NEW DELHI: The Delhi State Consumer Commission, in its judgment, made it essential for a hospital to disclose to the patients or their attendants, the line of treatment and the potential risks involved in it.
The judgment came in connection with the death of a 23-year-old student, who died during a treatment at Indraprastha Apollo Hospital in 2004.
The commission’s judicial member, N P Kaushik, partly allowed the plea of the deceased’s father, Harish Kumar Chadha, who blamed the hospital for the death of his daughter, Anupama, and sought Rs 50 lakh compensation.
While the panel found no negligence on the part of the hospital, Kaushik pointed out, “No record shows if the patient or her attendants were disclosed information relating to the diagnosis of the disease, nature of the proposed treatment, potential risk involved and consequences of the patient refusing the suggested line of treatment. All these things are fundamental requirements of law. In every field of medicine, an informed consent is mandatory. Though emergency medical circumstances are an exception.” The commission then directed the hospital and the treating doctor to pay Rs 5 lakh to the family.
In July 2004, Anupama suffered from diarrhoea and had sought treatment from a private doctor. But when her condition worsened, she was brought to Indraprastha Apollo Hospital where Tarun Sahani was appointed her treating doctor including—R K Chopra, Prasad Rao and Mukul Verma. Four days later, Anupama was diagnosed with Systemic Lupus Erythematosus (SLE) and hemolytic anaemia.
Chadha claimed that Anupama was fit on July 28 and was about to get discharged the next day. However, he was later informed that her haemoglobin level was 7.1, and she needed blood, following which blood transfusion was carried out, though Anupama had 102 fever, he said. The steroids attacked the brain leading to her death, he alleged.
The hospital and Dr Sahani have submitted before the panel that Anupama’s condition warranted life saving measures and steroids had to be given. They also said that after the admission, routine investigations as well as evaluation for cause of anaemia were done.
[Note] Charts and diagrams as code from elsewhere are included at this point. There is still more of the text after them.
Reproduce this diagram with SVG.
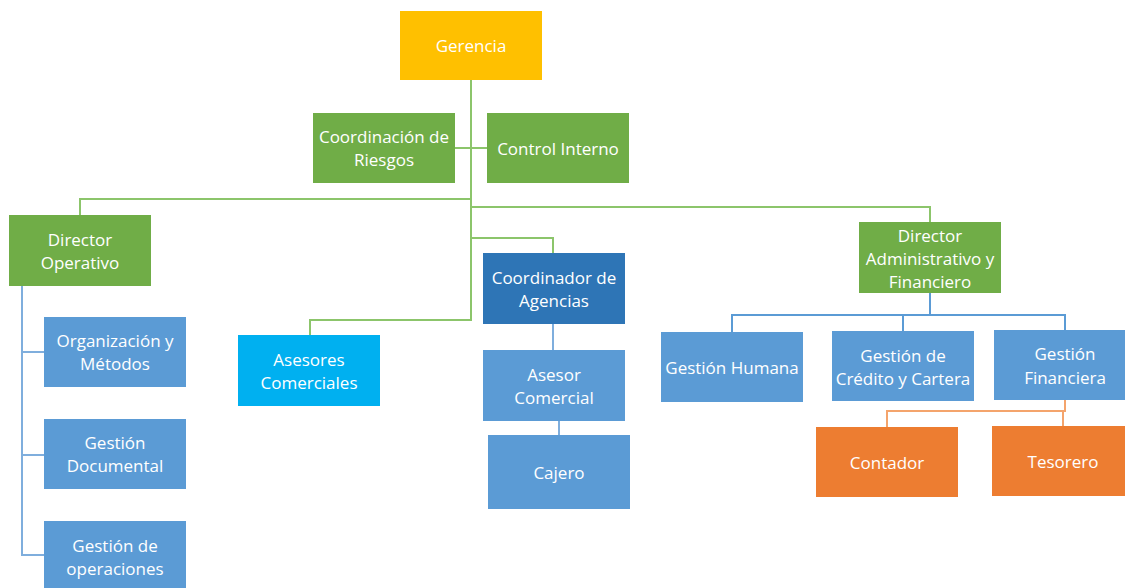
<svg xmlns="http://www.w3.org/2000/svg" width="1125" height="588" viewBox="0 0 1125 588">
<style>
.t{font-family:"Open Sans","Liberation Sans",Arial,sans-serif;font-size:17px;fill:#fff;text-anchor:middle;dominant-baseline:central}
.g{fill:#70AD47}.b{fill:#5B9BD5}.y{fill:#FFC000}.o{fill:#ED7D31}.db{fill:#2E75B6}.cy{fill:#00B0F0}
.lg{stroke:#8CC56B;stroke-width:2;fill:none}
.lb{stroke:#7FAEDD;stroke-width:2;fill:none}
.lb2{stroke:#5B9BD5;stroke-width:2;fill:none}
.lo{stroke:#F4A46C;stroke-width:2;fill:none}
</style>
<rect width="1125" height="588" fill="#fff"/>
<g id="connectors">
<path class="lg" d="M471 80V320H310V335"/>
<path class="lg" d="M455 148H487"/>
<path class="lg" d="M471 199H80V215"/>
<path class="lg" d="M471 207H930V222"/>
<path class="lg" d="M471 238H553V253"/>
<path class="lb" d="M22 286V555H44M22 352H44M22 455H44"/>
<path class="lb" d="M553 324V350M559 421V435"/>
<path class="lb2" d="M930 293V315M732 332V315H1065V330M903 315V331"/>
<path class="lo" d="M1065 400V411H887V427M1063 411V426"/>
</g>
<g id="gerencia"><rect class="y" x="400" y="11" width="142" height="69"/><text class="t" x="471" y="45">Gerencia</text></g>
<g id="coord-riesgos"><rect class="g" x="313" y="113" width="142" height="70"/><text class="t" x="384" y="136">Coordinación de</text><text class="t" x="384" y="159">Riesgos</text></g>
<g id="control-interno"><rect class="g" x="487" y="113" width="142" height="70"/><text class="t" x="558" y="148">Control Interno</text></g>
<g id="director-operativo"><rect class="g" x="9" y="215" width="142" height="71"/><text class="t" x="80" y="239">Director</text><text class="t" x="80" y="262">Operativo</text></g>
<g id="director-admin"><rect class="g" x="859" y="222" width="142" height="71"/><text class="t" x="930" y="235">Director</text><text class="t" x="930" y="258">Administrativo y</text><text class="t" x="930" y="281">Financiero</text></g>
<g id="coord-agencias"><rect class="db" x="483" y="253" width="142" height="71"/><text class="t" x="554" y="277">Coordinador de</text><text class="t" x="554" y="300">Agencias</text></g>
<g id="asesores-comerciales"><rect class="cy" x="238" y="335" width="142" height="71"/><text class="t" x="309" y="359">Asesores</text><text class="t" x="309" y="382">Comerciales</text></g>
<g id="asesor-comercial"><rect class="b" x="483" y="350" width="142" height="71"/><text class="t" x="554" y="374">Asesor</text><text class="t" x="554" y="397">Comercial</text></g>
<g id="cajero"><rect class="b" x="488" y="435" width="142" height="74"/><text class="t" x="559" y="472">Cajero</text></g>
<g id="organizacion"><rect class="b" x="44" y="317" width="142" height="70"/><text class="t" x="115" y="340">Organización y</text><text class="t" x="115" y="363">Métodos</text></g>
<g id="gestion-documental"><rect class="b" x="44" y="419" width="142" height="70"/><text class="t" x="115" y="442">Gestión</text><text class="t" x="115" y="465">Documental</text></g>
<g id="gestion-operaciones"><rect class="b" x="44" y="521" width="142" height="67"/><text class="t" x="115" y="545">Gestión de</text><text class="t" x="115" y="568">operaciones</text></g>
<g id="gestion-humana"><rect class="b" x="661" y="332" width="142" height="70"/><text class="t" x="732" y="367">Gestión Humana</text></g>
<g id="gestion-credito"><rect class="b" x="832" y="331" width="142" height="70"/><text class="t" x="903" y="355">Gestión de</text><text class="t" x="903" y="378">Crédito y Cartera</text></g>
<g id="gestion-financiera"><rect class="b" x="994" y="330" width="142" height="70"/><text class="t" x="1065" y="353">Gestión</text><text class="t" x="1065" y="377">Financiera</text></g>
<g id="contador"><rect class="o" x="816" y="427" width="142" height="70"/><text class="t" x="887" y="462">Contador</text></g>
<g id="tesorero"><rect class="o" x="992" y="426" width="142" height="70"/><text class="t" x="1063" y="461">Tesorero</text></g>
</svg>
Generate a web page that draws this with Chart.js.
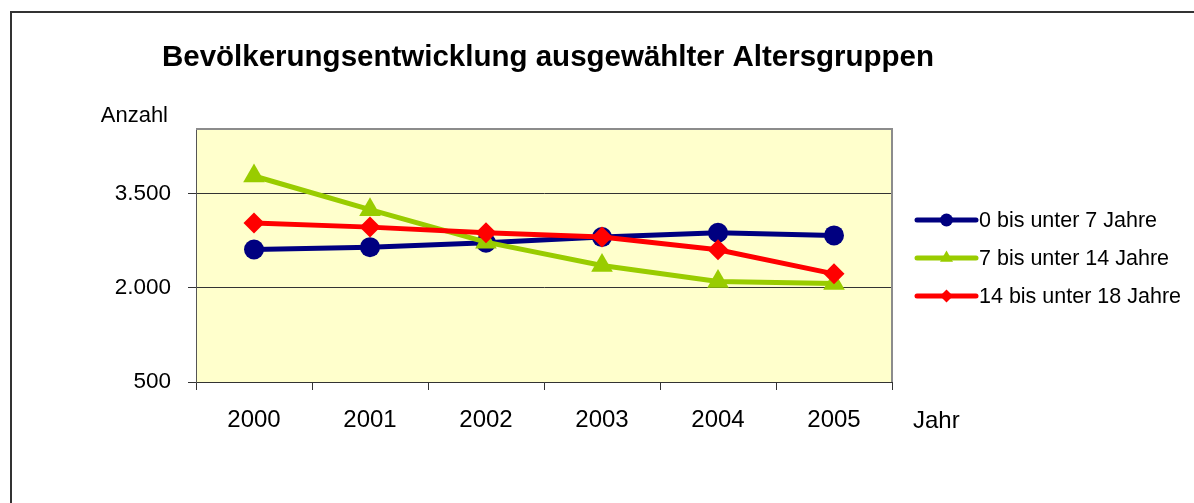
<!DOCTYPE html>
<html lang="de">
<head>
<meta charset="utf-8">
<title>Bevölkerungsentwicklung</title>
<script src="https://cdn.jsdelivr.net/npm/chart.js@4.4.1/dist/chart.umd.min.js"></script>
<style>
  html, body { margin: 0; padding: 0; background: #fff; overflow: hidden; }
  #frame {
    position: absolute; left: 10px; top: 11px;
    width: 1300px; height: 600px;
    border-left: 2px solid #333; border-top: 2px solid #333;
  }
  #wrap { position: absolute; left: 0; top: 0; width: 1194px; height: 503px; }
</style>
</head>
<body>
<div id="frame"></div>
<div id="wrap"><canvas id="chart" width="1194" height="503"></canvas></div>
<script>
const years = ["2000", "2001", "2002", "2003", "2004", "2005"];
const age0to7 = [2611, 2648, 2718, 2808, 2878, 2835];
const age7to14 = [3781, 3245, 2728, 2356, 2100, 2070];
const age14to18 = [3031, 2967, 2878, 2808, 2606, 2223];
const yTicks = [500, 2000, 3500];
const yTickLabels = ["500", "2.000", "3.500"];

const FONT = "'Liberation Sans', Arial, sans-serif";
Chart.defaults.font.family = FONT;
Chart.defaults.color = "#000";

const series = [
  { label: "0 bis unter 7 Jahre", data: age0to7, color: "#000080", style: "circle", radius: 10, legendRadius: 6.5, order: 2 },
  { label: "7 bis unter 14 Jahre", data: age7to14, color: "#99CC00", style: "triangle", radius: 12.5, legendRadius: 7.5, order: 1 },
  { label: "14 bis unter 18 Jahre", data: age14to18, color: "#FF0000", style: "rectRot", radius: 10.5, legendRadius: 6.5, order: 0 },
];

const chartDecor = {
  id: "chartDecor",
  beforeDraw(chart) {
    const { ctx, chartArea: a } = chart;
    ctx.save();
    ctx.fillStyle = "#FFFFCC";
    ctx.fillRect(a.left, a.top, a.right - a.left, a.bottom - a.top);
    ctx.restore();
  },
  beforeDatasetsDraw(chart) {
    const { ctx, chartArea: a } = chart;
    ctx.save();
    ctx.strokeStyle = "#8c8c8c";
    ctx.lineWidth = 2;
    ctx.beginPath();
    ctx.moveTo(a.left, a.top);
    ctx.lineTo(a.right, a.top);
    ctx.lineTo(a.right, a.bottom);
    ctx.stroke();
    ctx.restore();
  },
  afterDraw(chart) {
    const { ctx, chartArea: a } = chart;
    ctx.save();
    // title
    ctx.fillStyle = "#000";
    ctx.font = `bold 29.5px ${FONT}`;
    ctx.textAlign = "center";
    ctx.textBaseline = "alphabetic";
    ctx.fillText("Bevölkerungsentwicklung ausgewählter Altersgruppen", (a.left + a.right) / 2 + 4, 66);

    // axis titles
    ctx.font = `22px ${FONT}`;
    ctx.textAlign = "right";
    ctx.fillText("Anzahl", a.left - 28, 122);
    ctx.font = `24px ${FONT}`;
    ctx.textAlign = "left";
    ctx.fillText("Jahr", a.right + 21, 428);

    // legend
    const x0 = a.right + 25;
    const len = 59;
    series.forEach((s, i) => {
      const y = 220 + i * 38;
      ctx.strokeStyle = s.color;
      ctx.lineWidth = 5;
      ctx.lineCap = "round";
      ctx.beginPath();
      ctx.moveTo(x0, y);
      ctx.lineTo(x0 + len, y);
      ctx.stroke();
      ctx.fillStyle = s.color;
      Chart.helpers.drawPoint(ctx, { pointStyle: s.style, radius: s.legendRadius, borderWidth: 0 }, x0 + len / 2, y);
      ctx.fillStyle = "#000";
      ctx.textAlign = "left";
      ctx.textBaseline = "middle";
      ctx.font = `21.5px ${FONT}`;
      ctx.fillText(s.label, x0 + len + 3, y + 1);
    });
    ctx.restore();
  },
};

new Chart(document.getElementById("chart"), {
  type: "line",
  data: {
    labels: years,
    datasets: series.map((s) => ({
      label: s.label,
      data: s.data,
      borderColor: s.color,
      backgroundColor: s.color,
      pointBackgroundColor: s.color,
      pointBorderColor: s.color,
      pointBorderWidth: 0,
      borderWidth: 5,
      pointStyle: s.style,
      pointRadius: s.radius,
      tension: 0,
      order: s.order,
    })),
  },
  options: {
    responsive: false,
    animation: false,
    layout: { padding: { top: 129, right: 302, left: 0, bottom: 0 } },
    plugins: {
      legend: { display: false },
      title: { display: false },
      tooltip: { enabled: false },
    },
    scales: {
      x: {
        offset: true,
        grid: { offset: true, drawOnChartArea: false, color: "#333", tickLength: 8 },
        border: { display: true, color: "#333", width: 1 },
        ticks: { font: { size: 24 }, padding: 16, color: "#000", maxRotation: 0 },
        afterFit(scale) { scale.height = 121; },
      },
      y: {
        min: 500,
        max: 4530,
        afterBuildTicks(scale) { scale.ticks = yTicks.map((v) => ({ value: v })); },
        grid: { color: "#333", tickLength: 8, lineWidth: 1 },
        border: { display: true, color: "#555", width: 1 },
        ticks: {
          font: { size: 22.5 },
          padding: 17,
          color: "#000",
          callback: (v) => yTickLabels[yTicks.indexOf(v)],
        },
        afterFit(scale) { scale.width = 196; },
      },
    },
  },
  plugins: [chartDecor],
});
</script>
</body>
</html>
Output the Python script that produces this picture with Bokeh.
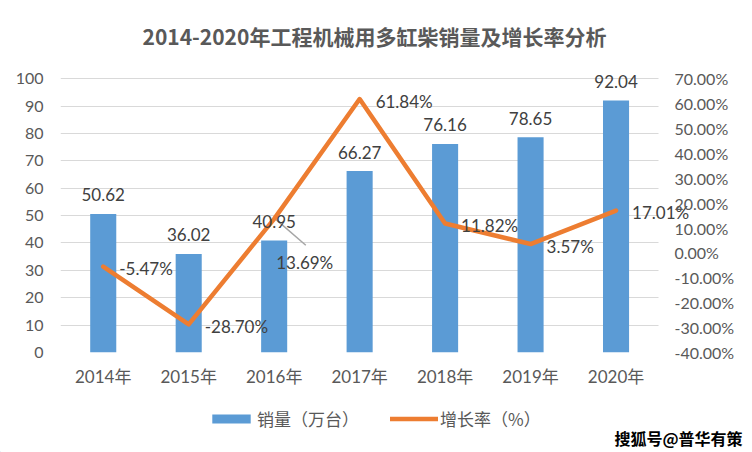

A consumer forum, which heard the matter before the commission, received opinions from medical experts who said the allegations of medical negligence were not proved. However, they added that there was some degree of communication gap between the patient’s family and the doctor. The forum had granted Rs 25,000 compensation, but Chadha sought an enhancement.
The commission noted that the hospital’s communication could have prepared the family for the treatment and the risks involved. “SLE disease had several risks, including death. It should have been explained to the patient or her attendants. There is no consent obtained while transfusing blood,” it observed.